Provide nothing but the number of lines containing the string "seaborn".

════════════════════

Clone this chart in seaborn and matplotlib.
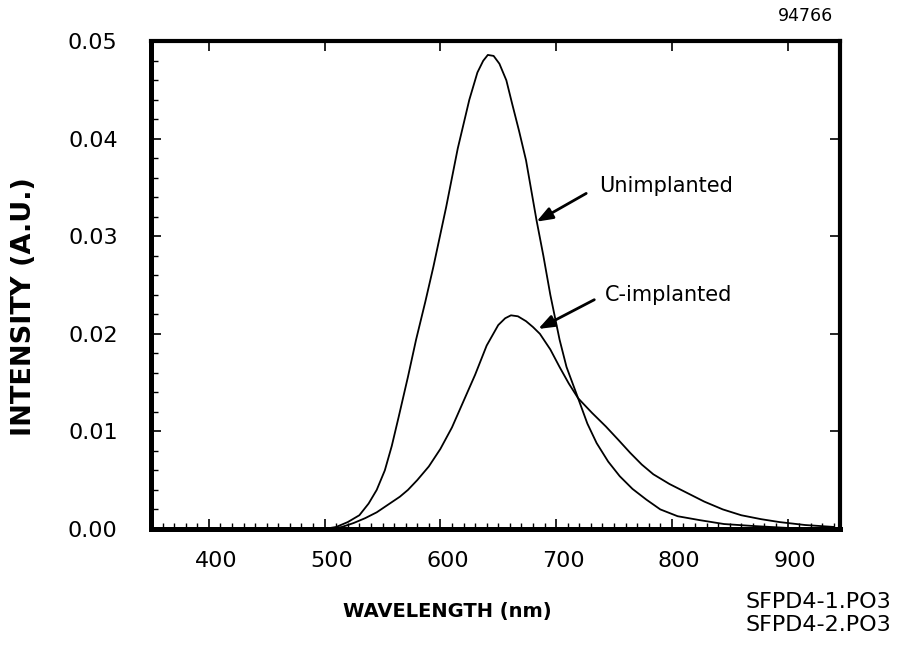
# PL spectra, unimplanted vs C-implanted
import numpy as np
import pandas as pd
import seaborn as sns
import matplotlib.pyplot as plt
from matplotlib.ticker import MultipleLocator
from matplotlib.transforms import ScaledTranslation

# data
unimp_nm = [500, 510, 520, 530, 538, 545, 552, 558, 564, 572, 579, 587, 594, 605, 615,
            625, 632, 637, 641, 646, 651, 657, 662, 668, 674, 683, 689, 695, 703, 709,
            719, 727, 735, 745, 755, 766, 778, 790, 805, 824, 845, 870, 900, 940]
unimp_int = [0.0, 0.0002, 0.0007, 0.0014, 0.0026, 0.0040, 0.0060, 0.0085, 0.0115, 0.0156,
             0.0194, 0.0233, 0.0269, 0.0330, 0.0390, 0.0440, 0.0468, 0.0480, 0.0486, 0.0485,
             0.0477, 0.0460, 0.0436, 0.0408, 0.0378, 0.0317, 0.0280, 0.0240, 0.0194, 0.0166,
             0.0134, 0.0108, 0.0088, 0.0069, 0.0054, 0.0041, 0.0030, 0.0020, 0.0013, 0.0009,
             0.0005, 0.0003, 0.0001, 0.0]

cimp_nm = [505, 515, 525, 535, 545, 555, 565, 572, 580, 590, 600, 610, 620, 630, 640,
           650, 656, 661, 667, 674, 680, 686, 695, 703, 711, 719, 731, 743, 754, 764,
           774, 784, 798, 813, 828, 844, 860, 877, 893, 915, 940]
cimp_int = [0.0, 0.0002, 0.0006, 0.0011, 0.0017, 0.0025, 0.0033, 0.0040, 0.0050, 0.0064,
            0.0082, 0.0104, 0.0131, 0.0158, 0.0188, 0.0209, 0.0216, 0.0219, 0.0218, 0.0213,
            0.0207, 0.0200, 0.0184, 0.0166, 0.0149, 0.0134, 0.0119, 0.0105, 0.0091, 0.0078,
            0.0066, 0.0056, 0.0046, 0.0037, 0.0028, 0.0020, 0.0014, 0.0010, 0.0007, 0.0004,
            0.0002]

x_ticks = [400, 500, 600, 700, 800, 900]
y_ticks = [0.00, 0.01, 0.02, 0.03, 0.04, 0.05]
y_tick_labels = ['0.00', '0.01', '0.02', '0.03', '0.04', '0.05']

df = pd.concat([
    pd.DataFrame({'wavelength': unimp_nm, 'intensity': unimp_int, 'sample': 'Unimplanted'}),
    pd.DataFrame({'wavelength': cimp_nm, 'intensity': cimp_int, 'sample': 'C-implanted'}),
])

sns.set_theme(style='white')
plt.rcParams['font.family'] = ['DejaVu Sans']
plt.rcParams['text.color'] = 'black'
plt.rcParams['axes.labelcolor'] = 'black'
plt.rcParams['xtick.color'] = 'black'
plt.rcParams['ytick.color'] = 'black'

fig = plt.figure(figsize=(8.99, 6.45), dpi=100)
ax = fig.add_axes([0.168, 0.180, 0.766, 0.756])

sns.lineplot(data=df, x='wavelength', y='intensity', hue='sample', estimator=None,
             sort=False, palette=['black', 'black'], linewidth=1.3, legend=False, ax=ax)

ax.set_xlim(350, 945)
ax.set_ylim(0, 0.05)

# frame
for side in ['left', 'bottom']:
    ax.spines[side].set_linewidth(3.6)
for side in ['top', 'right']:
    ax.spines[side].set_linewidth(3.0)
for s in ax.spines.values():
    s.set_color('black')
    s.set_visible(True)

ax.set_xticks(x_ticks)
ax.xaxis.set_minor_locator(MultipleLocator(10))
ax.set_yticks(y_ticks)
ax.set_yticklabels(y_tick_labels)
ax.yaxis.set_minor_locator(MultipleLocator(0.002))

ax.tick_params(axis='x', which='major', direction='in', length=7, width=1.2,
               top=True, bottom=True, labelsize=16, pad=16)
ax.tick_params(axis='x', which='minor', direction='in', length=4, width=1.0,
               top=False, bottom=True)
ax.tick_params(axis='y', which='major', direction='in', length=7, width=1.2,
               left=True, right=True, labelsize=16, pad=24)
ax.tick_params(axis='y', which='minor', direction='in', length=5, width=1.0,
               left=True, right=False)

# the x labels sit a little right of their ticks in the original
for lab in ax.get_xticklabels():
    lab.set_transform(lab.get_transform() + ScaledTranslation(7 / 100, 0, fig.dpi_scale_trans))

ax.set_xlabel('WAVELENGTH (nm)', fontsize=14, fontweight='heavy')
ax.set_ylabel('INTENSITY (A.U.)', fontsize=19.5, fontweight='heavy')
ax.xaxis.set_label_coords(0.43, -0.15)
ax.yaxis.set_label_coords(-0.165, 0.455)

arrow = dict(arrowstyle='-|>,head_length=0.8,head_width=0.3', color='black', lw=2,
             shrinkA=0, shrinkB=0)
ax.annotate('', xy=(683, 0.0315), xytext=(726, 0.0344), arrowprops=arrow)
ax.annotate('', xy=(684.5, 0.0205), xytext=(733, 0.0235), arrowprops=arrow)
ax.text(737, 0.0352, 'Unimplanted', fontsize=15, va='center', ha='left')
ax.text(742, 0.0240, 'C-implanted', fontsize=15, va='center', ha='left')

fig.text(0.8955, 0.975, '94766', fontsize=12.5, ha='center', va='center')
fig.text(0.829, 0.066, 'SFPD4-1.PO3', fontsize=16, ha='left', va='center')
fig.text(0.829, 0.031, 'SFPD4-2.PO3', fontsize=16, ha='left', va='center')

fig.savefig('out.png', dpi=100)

════════════════════

__Solution__: 2